In 8 dimensions, it discovered a cap set containing 512 elements. Before this, the largest known cap set in 8 dimensions contained 496 elements. But how does one verify that the discovered cap set is indeed correct? The following function was used to verify this:

def is_cap_set(vectors: np.ndarray) -> bool:
  """Returns whether `vectors` form a valid cap set.

  Checking the cap set property naively takes O(c^3 n) time, where c is the size
  of the cap set. This function implements a faster check that runs in O(c^2 n).

  Args:
    vectors: [c, n] array containing c n-dimensional vectors over {0, 1, 2}.
  """
  _, n = vectors.shape

  # Convert `vectors` elements into raveled indices (numbers in [0, 3^n) ).
  powers = np.array([3 ** j for j in range(n - 1, -1, -1)], dtype=int)  # [n]
  raveled = np.einsum('in,n->i', vectors, powers)  # [c]

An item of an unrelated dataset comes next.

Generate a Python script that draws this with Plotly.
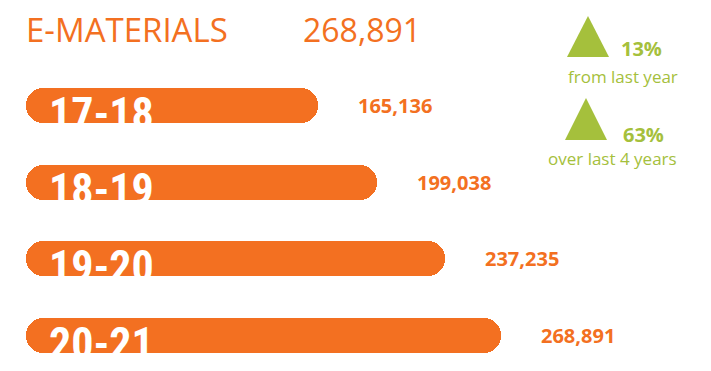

  # Starting from the empty set, we iterate through `vectors` one by one and at
  # each step check that the vector can be inserted into the set without
  # violating the defining property of cap set. To make this check fast we
  # maintain a vector `is_blocked` indicating for each element of Z_3^n whether
  # that element can be inserted into the growing set without violating the cap
  # set property.
  is_blocked = np.full(shape=3 ** n, fill_value=False, dtype=bool)
  for i, (new_vector, new_index) in enumerate(zip(vectors, raveled)):
    if is_blocked[new_index]:
      return False  # Inserting the i-th element violated the cap set property.
    if i >= 1:
      # Update which elements are blocked after the insertion of `new_vector`.
      blocking = np.einsum(
          'nk,k->n',
          (- vectors[:i, :] - new_vector[None, :]) % 3, powers)
      is_blocked[blocking] = True
    is_blocked[new_index] = True  # In case `vectors` contains duplicates.
  return True  # All elements inserted without violating the cap set property.

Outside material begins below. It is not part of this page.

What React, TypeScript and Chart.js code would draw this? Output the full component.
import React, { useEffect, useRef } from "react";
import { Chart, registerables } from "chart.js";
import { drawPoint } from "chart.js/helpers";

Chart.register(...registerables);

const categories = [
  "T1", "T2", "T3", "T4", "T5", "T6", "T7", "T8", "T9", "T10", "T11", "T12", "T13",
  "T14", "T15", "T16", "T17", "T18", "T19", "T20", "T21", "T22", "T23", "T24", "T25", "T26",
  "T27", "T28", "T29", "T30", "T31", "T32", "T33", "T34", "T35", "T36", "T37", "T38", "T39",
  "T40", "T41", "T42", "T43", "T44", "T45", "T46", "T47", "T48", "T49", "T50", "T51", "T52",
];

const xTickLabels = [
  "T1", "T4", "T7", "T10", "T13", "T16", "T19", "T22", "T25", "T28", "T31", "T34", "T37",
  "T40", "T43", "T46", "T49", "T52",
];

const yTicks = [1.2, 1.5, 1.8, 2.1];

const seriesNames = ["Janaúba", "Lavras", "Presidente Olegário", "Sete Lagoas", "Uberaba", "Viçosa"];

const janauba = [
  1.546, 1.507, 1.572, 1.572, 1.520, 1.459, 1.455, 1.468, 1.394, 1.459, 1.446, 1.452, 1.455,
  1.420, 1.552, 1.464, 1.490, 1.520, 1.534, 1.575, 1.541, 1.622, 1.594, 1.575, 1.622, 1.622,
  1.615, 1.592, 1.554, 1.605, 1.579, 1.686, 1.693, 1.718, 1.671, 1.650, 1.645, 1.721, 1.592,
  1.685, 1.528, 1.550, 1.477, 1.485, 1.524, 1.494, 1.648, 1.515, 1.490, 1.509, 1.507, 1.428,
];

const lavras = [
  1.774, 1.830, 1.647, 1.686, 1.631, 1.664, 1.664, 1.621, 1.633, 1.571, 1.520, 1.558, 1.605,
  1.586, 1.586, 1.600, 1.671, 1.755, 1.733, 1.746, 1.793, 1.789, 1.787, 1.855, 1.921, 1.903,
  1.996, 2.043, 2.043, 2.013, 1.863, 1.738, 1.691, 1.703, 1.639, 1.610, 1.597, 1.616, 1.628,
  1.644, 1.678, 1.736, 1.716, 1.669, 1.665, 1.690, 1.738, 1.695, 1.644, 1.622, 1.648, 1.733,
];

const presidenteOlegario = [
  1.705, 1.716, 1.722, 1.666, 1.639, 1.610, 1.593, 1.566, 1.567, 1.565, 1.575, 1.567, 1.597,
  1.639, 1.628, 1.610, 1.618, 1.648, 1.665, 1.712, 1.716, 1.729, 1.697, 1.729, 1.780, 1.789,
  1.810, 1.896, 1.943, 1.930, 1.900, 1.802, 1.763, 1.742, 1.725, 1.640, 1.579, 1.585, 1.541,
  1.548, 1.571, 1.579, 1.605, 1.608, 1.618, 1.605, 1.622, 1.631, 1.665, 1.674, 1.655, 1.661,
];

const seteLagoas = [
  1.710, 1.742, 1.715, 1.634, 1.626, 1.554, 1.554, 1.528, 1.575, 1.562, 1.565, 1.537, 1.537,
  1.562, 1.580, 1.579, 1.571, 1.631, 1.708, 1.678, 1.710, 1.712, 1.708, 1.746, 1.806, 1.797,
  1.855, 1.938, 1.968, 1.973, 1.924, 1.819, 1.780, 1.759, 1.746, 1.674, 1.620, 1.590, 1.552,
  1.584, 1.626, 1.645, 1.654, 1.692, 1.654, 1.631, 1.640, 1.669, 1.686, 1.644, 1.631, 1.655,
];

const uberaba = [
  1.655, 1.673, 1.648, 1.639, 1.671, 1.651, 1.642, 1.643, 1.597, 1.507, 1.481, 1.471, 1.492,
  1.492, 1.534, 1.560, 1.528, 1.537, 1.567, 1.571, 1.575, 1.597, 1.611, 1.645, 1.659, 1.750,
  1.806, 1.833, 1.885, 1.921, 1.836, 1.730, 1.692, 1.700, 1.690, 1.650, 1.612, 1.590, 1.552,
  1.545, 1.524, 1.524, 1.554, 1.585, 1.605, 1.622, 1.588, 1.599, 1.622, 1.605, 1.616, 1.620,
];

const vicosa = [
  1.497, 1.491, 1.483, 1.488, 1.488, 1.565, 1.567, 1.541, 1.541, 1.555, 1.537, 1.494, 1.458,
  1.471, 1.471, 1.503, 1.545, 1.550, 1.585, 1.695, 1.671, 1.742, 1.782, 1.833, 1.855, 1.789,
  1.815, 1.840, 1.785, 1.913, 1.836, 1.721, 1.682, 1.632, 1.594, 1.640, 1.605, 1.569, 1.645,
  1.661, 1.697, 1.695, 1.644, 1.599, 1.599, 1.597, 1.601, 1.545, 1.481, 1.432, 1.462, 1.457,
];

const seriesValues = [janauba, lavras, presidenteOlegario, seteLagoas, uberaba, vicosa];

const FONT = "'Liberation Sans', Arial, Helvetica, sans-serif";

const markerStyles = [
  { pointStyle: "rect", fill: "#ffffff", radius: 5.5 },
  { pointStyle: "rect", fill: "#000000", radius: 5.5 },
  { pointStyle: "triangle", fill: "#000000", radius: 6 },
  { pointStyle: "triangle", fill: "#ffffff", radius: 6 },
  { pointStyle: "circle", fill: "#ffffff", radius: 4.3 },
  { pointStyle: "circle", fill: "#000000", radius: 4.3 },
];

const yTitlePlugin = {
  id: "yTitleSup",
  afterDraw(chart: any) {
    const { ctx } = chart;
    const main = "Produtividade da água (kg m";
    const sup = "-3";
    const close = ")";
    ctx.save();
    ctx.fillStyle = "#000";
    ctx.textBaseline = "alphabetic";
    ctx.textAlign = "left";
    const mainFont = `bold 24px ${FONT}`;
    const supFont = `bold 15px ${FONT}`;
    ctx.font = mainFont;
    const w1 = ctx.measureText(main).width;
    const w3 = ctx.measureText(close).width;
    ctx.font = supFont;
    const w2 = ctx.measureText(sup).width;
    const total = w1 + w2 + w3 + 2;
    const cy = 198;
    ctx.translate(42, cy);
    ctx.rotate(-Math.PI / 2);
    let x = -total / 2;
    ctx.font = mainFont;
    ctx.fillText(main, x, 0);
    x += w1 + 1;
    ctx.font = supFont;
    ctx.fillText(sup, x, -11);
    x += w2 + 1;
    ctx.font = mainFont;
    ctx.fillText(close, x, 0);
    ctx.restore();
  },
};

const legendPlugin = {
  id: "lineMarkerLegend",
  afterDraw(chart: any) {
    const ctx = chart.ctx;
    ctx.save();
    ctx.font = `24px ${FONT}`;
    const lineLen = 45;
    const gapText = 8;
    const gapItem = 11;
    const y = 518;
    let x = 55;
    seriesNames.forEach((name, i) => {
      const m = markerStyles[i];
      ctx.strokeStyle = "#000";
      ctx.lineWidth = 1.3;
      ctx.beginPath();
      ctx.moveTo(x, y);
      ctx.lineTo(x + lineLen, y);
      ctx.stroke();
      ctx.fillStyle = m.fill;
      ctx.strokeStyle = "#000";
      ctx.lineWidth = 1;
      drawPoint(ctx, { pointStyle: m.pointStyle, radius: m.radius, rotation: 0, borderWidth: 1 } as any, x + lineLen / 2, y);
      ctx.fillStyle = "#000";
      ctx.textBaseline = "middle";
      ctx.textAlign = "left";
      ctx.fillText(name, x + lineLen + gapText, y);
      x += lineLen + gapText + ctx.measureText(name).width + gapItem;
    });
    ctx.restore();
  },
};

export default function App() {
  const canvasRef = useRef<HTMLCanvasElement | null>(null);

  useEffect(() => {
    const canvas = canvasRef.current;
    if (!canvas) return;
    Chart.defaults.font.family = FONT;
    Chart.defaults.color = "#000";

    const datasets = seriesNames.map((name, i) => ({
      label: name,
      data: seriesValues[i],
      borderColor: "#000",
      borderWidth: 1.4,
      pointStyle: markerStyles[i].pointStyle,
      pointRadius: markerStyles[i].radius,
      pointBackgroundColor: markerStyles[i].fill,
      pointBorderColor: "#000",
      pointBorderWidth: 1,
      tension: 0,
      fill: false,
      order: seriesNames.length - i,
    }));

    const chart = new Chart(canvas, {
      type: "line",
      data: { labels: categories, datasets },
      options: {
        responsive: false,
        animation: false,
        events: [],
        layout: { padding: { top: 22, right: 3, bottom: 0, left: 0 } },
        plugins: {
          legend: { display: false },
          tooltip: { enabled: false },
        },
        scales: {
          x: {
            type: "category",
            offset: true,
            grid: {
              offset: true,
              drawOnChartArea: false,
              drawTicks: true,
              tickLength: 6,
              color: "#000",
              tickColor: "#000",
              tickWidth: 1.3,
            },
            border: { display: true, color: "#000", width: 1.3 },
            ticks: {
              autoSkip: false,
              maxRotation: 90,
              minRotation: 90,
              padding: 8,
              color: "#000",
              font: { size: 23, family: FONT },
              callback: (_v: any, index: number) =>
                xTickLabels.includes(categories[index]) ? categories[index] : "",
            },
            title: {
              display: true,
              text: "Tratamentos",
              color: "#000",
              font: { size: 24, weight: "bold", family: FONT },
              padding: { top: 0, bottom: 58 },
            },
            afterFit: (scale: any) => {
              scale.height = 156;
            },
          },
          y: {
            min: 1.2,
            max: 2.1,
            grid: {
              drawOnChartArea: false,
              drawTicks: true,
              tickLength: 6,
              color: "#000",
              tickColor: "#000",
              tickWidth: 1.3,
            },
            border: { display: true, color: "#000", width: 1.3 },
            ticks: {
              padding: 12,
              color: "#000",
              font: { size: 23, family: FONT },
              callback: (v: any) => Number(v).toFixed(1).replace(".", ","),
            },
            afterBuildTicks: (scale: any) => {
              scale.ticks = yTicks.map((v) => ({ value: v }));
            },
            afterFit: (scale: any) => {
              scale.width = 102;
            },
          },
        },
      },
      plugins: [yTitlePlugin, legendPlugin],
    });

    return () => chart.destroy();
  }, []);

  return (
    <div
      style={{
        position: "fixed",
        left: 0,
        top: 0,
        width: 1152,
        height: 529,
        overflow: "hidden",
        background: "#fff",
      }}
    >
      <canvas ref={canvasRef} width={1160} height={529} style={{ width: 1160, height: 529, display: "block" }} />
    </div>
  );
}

assert is_cap_set(cap_set_n8)

But how does FunSearch evolve the algorithm? What is the code for that?

It is given in the same GitHub profile. The details of the LLM are not given. We can perhaps try and run it in ChatGPT.

What is the evolutionary method?

Choose a bunch of initial programs, and evolve them separately. Evaluate each evolved program, and assign them a score (perhaps +1 for giving the correct answer for each input?). Trash the programs with the lowest scores, and place the best programs within the newly emptied islands. Keep repeating until termination. I suppose that on average, the islands with the best programs will survive.

This is like evolution in which God swoops in to strike dead all the unfit mutations, instead of a slow death that nature wreaks upon unfit species.

What are the program clusters and islands here?

In the process of evolution, each program gives rise to multiple mutated programs. Classify these progeny into clusters within an island. Sample clusters to see which clusters contain the better programs. Now within each “good” cluster, choose the shorter programs. Use this program as an input into the LLM to produce an output program. If correct, this output program should be added to an existing cluster. Note that in this process, clusters are not emptied, but only evolved.